Saturday, September 26, 2009

T. C. Boyle Pro & Con


#1) The largest feeling reading TC Boyle, after the first few chuckles, is sadness; his writing makes you realize how hard literature is. He has all the pluses on his side and he still doesn’t pull it off. 1) Be entertaining: Boyle knows how to entertain. 2) Charm: he recognizes social hypocrisy and can deal with it in funny ways, he has a wide embrace of social pathology. 3) Shorthand: he gets to the point. 4) Technique: he keeps things moving. He knows how to move people around.

#2) Why does literature have to be so damnably difficult? His writing has what most other writers don't have: humor, momentum wisecracking knowingness. Boyle's got all the gifts but one: heart. He so earnestly tries to get through the story that he misses the most important thing. Yes but...you want to remember and retain. Mostly his stories become linguistic exercises; topping the previous metaphor. Yes, literature is made up of words but it is also made up of the extraneous and there is no extraneous in Boyle. Everything is down to the metal.

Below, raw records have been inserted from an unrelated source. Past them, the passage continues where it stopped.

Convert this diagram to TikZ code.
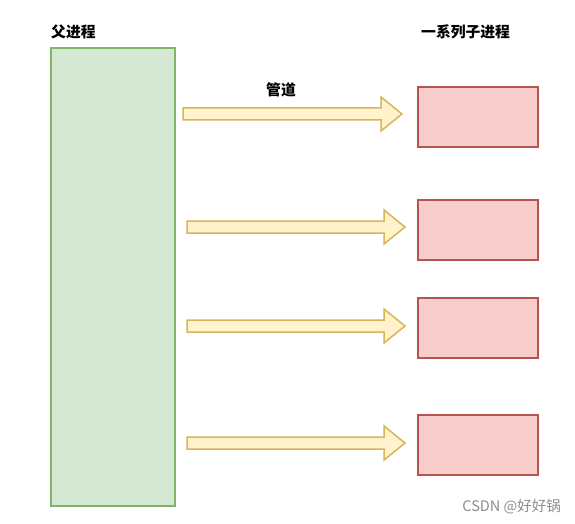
\documentclass[tikz,border=0pt]{standalone}
\usepackage{fontspec}
\newfontfamily\cjk{Noto Sans CJK SC}
\definecolor{pgreen}{HTML}{D5E8D4}
\definecolor{dgreen}{HTML}{82B366}
\definecolor{pred}{HTML}{F8CECC}
\definecolor{dred}{HTML}{B85450}
\definecolor{pyellow}{HTML}{FFF2CC}
\definecolor{dyellow}{HTML}{D6B656}
\tikzset{
  parentbox/.style={draw=dgreen,fill=pgreen,line width=1.5pt},
  childbox/.style={draw=dred,fill=pred,line width=1.5pt},
  pipe/.style={draw=dyellow,fill=pyellow,line width=1.5pt,line join=miter},
  lbl/.style={font=\cjk\bfseries\fontsize{14.8}{16}\selectfont,inner sep=0pt}
}
% block arrow: #1 = start x, #2 = tip x, #3 = centre y
\newcommand{\pipearrow}[3]{%
\draw[pipe] (#1,#3-6) -- (#2-21,#3-6) -- (#2-21,#3-17) -- (#2,#3)
  -- (#2-21,#3+17) -- (#2-21,#3+6) -- (#1,#3+6) -- cycle;}
\begin{document}
\begin{tikzpicture}[x=1pt,y=-1pt]
\useasboundingbox (0,0) rectangle (575,524);

\draw[parentbox] (51,48) rectangle (175,506);
\node[lbl,anchor=west] (P) at (51,32) {父进程};
\node[lbl,anchor=west] (C) at (421,32) {一系列子进程};

\draw[childbox] (418,87) rectangle (538,147);
\draw[childbox] (418,200) rectangle (538,260);
\draw[childbox] (418,298) rectangle (538,358);
\draw[childbox] (418,415) rectangle (538,475);

\pipearrow{183}{402}{114}
\pipearrow{187}{405}{227}
\pipearrow{187}{405}{326}
\pipearrow{187}{405}{443}
\node[lbl] (G) at (281,90) {管道};

\node[font=\cjk\fontsize{14.5}{16}\selectfont,text=black!45,anchor=east,inner sep=0pt] (W) at (561,507) {CSDN @好好锅};
\end{tikzpicture}
\end{document}
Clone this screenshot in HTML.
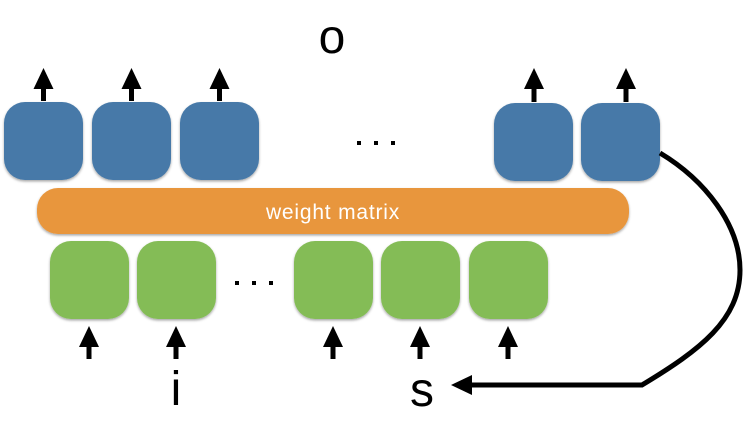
<!DOCTYPE html>
<html><head><meta charset="utf-8"><style>
html,body{margin:0;padding:0;background:#fff;}
svg{display:block;}
</style></head><body>
<svg width="744" height="422" viewBox="0 0 744 422" xmlns="http://www.w3.org/2000/svg">
<defs>
<filter id="sh" x="-10%" y="-10%" width="120%" height="125%">
<feDropShadow dx="0" dy="1.5" stdDeviation="1.2" flood-color="#000" flood-opacity="0.35"/>
</filter>
</defs>
<!-- label o -->
<text x="332" y="53" font-family="Liberation Sans, sans-serif" font-size="48" text-anchor="middle" fill="#000">o</text>
<!-- top arrows -->
<g fill="#000">
<polygon points="33.5,89 43.5,68 53.5,89"/><rect x="41" y="88" width="5" height="13"/>
<polygon points="121.5,89 131.5,68 141.5,89"/><rect x="129" y="88" width="5" height="13"/>
<polygon points="209.5,89 219.5,68 229.5,89"/><rect x="217" y="88" width="5" height="13"/>
<polygon points="524,89 534,68 544,89"/><rect x="531.5" y="88" width="5" height="14"/>
<polygon points="616,89 626,68 636,89"/><rect x="623.5" y="88" width="5" height="14"/>
</g>
<!-- blue boxes -->
<g fill="#4679a8" filter="url(#sh)">
<rect x="4" y="102" width="79" height="78" rx="21"/>
<rect x="92" y="102" width="79" height="78" rx="21"/>
<rect x="180" y="102" width="79" height="78" rx="21"/>
<rect x="494" y="103" width="79" height="78" rx="21"/>
<rect x="581" y="103" width="79" height="78" rx="21"/>
</g>
<!-- dots top -->
<g fill="#000">
<rect x="357" y="141" width="4" height="4"/>
<rect x="374" y="141" width="4" height="4"/>
<rect x="391" y="141" width="4" height="4"/>
</g>
<!-- orange bar -->
<rect x="37" y="188" width="592" height="46" rx="21" fill="#e8963c" filter="url(#sh)"/>
<text x="333" y="219" font-family="Liberation Sans, sans-serif" font-size="21" letter-spacing="0.8" text-anchor="middle" fill="#fff">weight matrix</text>
<!-- green boxes -->
<g fill="#84bc57" filter="url(#sh)">
<rect x="50" y="241" width="79" height="78" rx="21"/>
<rect x="137" y="241" width="79" height="78" rx="21"/>
<rect x="294" y="241" width="79" height="78" rx="21"/>
<rect x="381" y="241" width="79" height="78" rx="21"/>
<rect x="469" y="241" width="79" height="78" rx="21"/>
</g>
<!-- dots bottom -->
<g fill="#000">
<rect x="235" y="281" width="4" height="4"/>
<rect x="252" y="281" width="4" height="4"/>
<rect x="269" y="281" width="4" height="4"/>
</g>
<!-- bottom arrows -->
<g fill="#000">
<polygon points="79,347 89,326 99,347"/><rect x="86.5" y="346" width="5" height="13"/>
<polygon points="166,347 176,326 186,347"/><rect x="173.5" y="346" width="5" height="13"/>
<polygon points="323,347 333,326 343,347"/><rect x="330.5" y="346" width="5" height="13"/>
<polygon points="410,347 420,326 430,347"/><rect x="417.5" y="346" width="5" height="13"/>
<polygon points="498,347 508,326 518,347"/><rect x="505.5" y="346" width="5" height="13"/>
</g>
<!-- labels -->
<text x="176" y="405" font-family="Liberation Sans, sans-serif" font-size="48" text-anchor="middle" fill="#000">i</text>
<text x="422" y="406" font-family="Liberation Sans, sans-serif" font-size="48" text-anchor="middle" fill="#000">s</text>
<!-- recurrent curve -->
<path d="M 660 153 C 705 180, 740 225, 740 270 C 740 320, 700 350, 642 385 L 470 385" fill="none" stroke="#000" stroke-width="5"/>
<polygon points="451,385 472,375 472,395" fill="#000"/>
</svg>
</body></html>
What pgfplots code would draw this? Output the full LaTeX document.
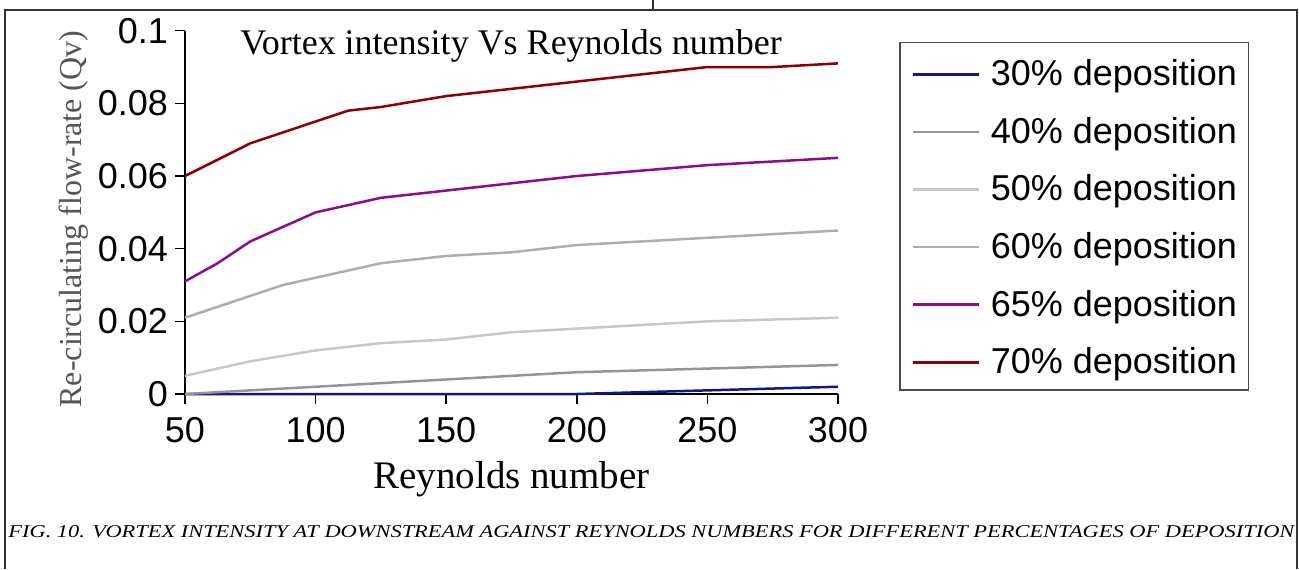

#3) Or he overdoes it. Boyle writes over his characters, he applies the literary standard, lapsing when he shouldn't, allowing clichés. He won't let anything unfold. The momentum is driving and sharp, but arch. He understands the made up nature of American life and it allows him to puncture it from all sides. But America does work after all, not every money maker is a con, not every housewife is a harridan, not every babe is a whore out for herself.

#4) It is in the interstices that America runs (and inspite of itself), you'd never know that from Boyle where the cartoon standard applies. Boyle tries to make literature out of comics. Graphic novels. In the weird way that graphic novels can be made to strive towards written literature, to emote and promote ambiguity and depth, so Boyle’s prose strives towards the picture frames of a graphic novel. The words get in the way. They are fueled on his metaphors.

#5) The event drives character rather than the other way around. Think of the many ways Boyle must describe anger, surprise, or disgust: a set of revolving emotive stills and a straining after words that exhausts imagination to keep up with his relentless events. It is bar-stool storytelling. Or campfire storytelling: who doesn’t love it? Its appeal is as old as…

#6) Often the thoughts narrated aren’t the character’s thoughts; they are Sociology’s thoughts. Or Boyle’s sociological thoughts.

#7) Overwritten: the characters are plundered, not observed. They are not even invented they are starched, typed out – (does anyone type anymore?) They are buttered with jam, oiled, creamy and sauced and jammed and yolked and creamed again with parmachiano; they are indicated. Shrimped and pimped and recopied; they are meatballed with parsley, oats and gin.

#8) Boyle tends to mount forward movements like military campaigns or football plays. He moves his narrative forward via the exertions of metaphor. Vein popping metaphor making. He goes into the breach. Narrative advances by straining language through metaphor. Yes you can do this but -- unless you are Shakespeare, watch out.

#9) Language plundered for its mobility. Boyle tries to get around the technical difficulties of his art by forcing metaphor; too many contrivances, though art is contrivance, he goes too hard at it. Masked by nearly unlimited charm. Where does charm come from? Being different from the norm (which is usually dull as darts).

#10) Consider the world and all its things as an audience waiting to tell you interesting things. Waiting to be noticed and tell you things. You don’t get the sense that Boyle listens to the world of things. He is not open to the world of things so they can't tell him what they want to tell. He writes over eveything. He writes over his characters and he writes over his things. Arch, contrived, flip, and yes, fun. I don't mean to sound so harsh. I am trying to identify a technique or a style.

#11) TC Boyle goes wrong by offering up a constant string of metaphor and simile; he never lets the reader put anything together. He does all the work.

#12) His recit is faulty. When Boyle writes, “His ears pointed up and with a flash of white teeth turned like a felon…” it is fair to ask do ears really point up? Do teeth really flash like that? Or when he writes, “The Doctor’s eyes snapped wide open at the thought--” it's fair to observe that eyes don't really snap. When Boyle writes, "Ashen, the long bones of his legs chattering, Will Lightbody got unsteadily to his feet,” it's OK to complain that leg bones don't really chatter. You have to go back to early Mark Twain to get this kind of Western exaggeration: “Yup. He was spitting teeth after the fight.” Yet, somehow Twain manages to really see, to really describe. Boyle seems to be writing from a memory of rhetoric...

#13) Sometimes I think Boyle is doing stand-up comedy, skits, gags, riffs...no fictional pressure, tension...am I wrong?